Nymphs singer Inger Lorre has died at the age of 61. The news was confirmed in a statement released by her label, Kitten Robot Records.
"We are saddened to say goodbye to our beloved friend and artist Inger Lorre," wrote the label. "Inger, born Lori Ann Wening, passed on October 16 from complications due to recently diagnosed cancer. Her mother, Lois Wening, had also passed on October 4; both are confirmed by Jen Wening, Inger’s sister.
"Inger was an accomplished singer, songwriter, recording artist, painter and a lover of animals. A singularly unique artist, both visually and musically, Inger first came to national attention with her band Nymphs, whose self-titled LP was released by Geffen Records in 1991.
"Her career as a solo artist began with Transcendental Medication' released by Triple X in 1999. Kitten Robot released her final album, Gloryland, just last year. Our condolences go out to Jen and her family and to her many friends and fans."
Lorre was born in Matawan, New Jersey, in 1963, where she formed the Nymphs in the early 1980s. The band moved to Los Angeles and caught the attention of Tom Zutaut, the A&R man who signed Guns N' Roses to Geffen and Mötley Crüe to Elektra.
Zutaut, who described Lorre as possessing "more passion than any female singer I've ever heard" and was convinced she would be a star, signed the band to Geffen before developing a famously fractious relationship with the singer. The Nymphs' self-titled first album – described as "astounding, enthralling, frightening, and empowering" by Classic Rock – came out in October 1991, with an EP, A Practical Guide to Astral Projection, released the following year.
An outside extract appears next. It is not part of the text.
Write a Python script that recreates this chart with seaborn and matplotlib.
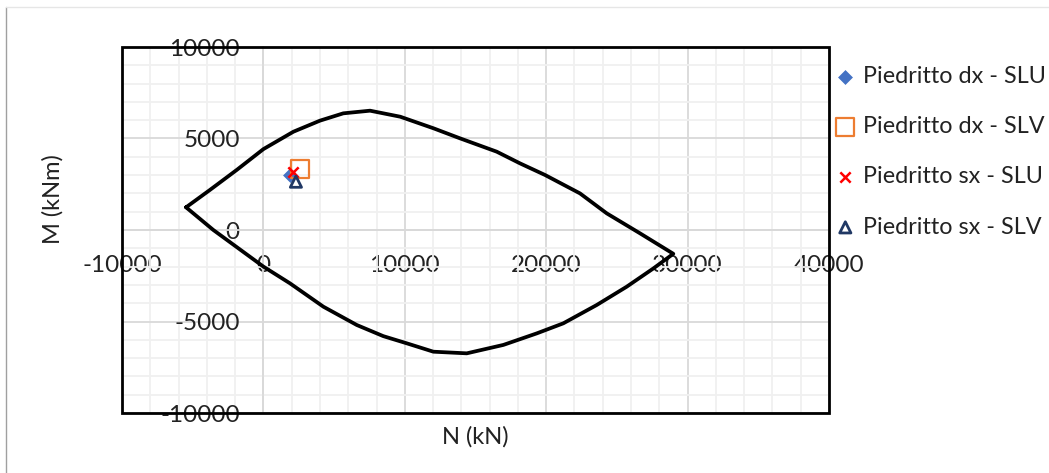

Battling mental health issues and addiction, Lorre was fired by the band in late 1992. She would go on to record with Jeff Buckley – singing Angel Mine with him on the Jack Kerouac tribute album Kicks Joy Darkness, and again on Thief Without The Take, which appeared on her 1999 debut solo album Transcendental Medication. Also on that album was She's Not Your Friend, a song dissing Courtney Love, who'd included an answering machine message from Inger on Sassy, from Hole's 1991 album Pretty On The Inside.
Lorre's next album, Live At The Viper Room, didn't arrive until 2017, and her first studio album in 24 years, Glorybound, was released last year, after a long journey and self-discovery and self-improvement.
"It was really the fans that brought me back, because I’m still afraid of the industry, the corporate machine," Lorre told Classic Rock. "But you’ve got to keep it positive because the world is so freakin’ dark right now. I felt like I needed to help heal some of the sadness. It was climate change and covid, everyone was committing suicide, everyone on fentanyl. I don’t know if the world has ever been in a darker place. But there’s something about it where I just needed to hold on to hope.
"I thought I was completely forgotten, just a has-been train wreck, drug-addled loser that the industry had spit out. This has given me a whole new reason to live. I’ve always had a plan, and I don't have one now. I guess that’s the new plan. Just whatever life throws up. All opportunities are open, and we’ll take all the opportunities."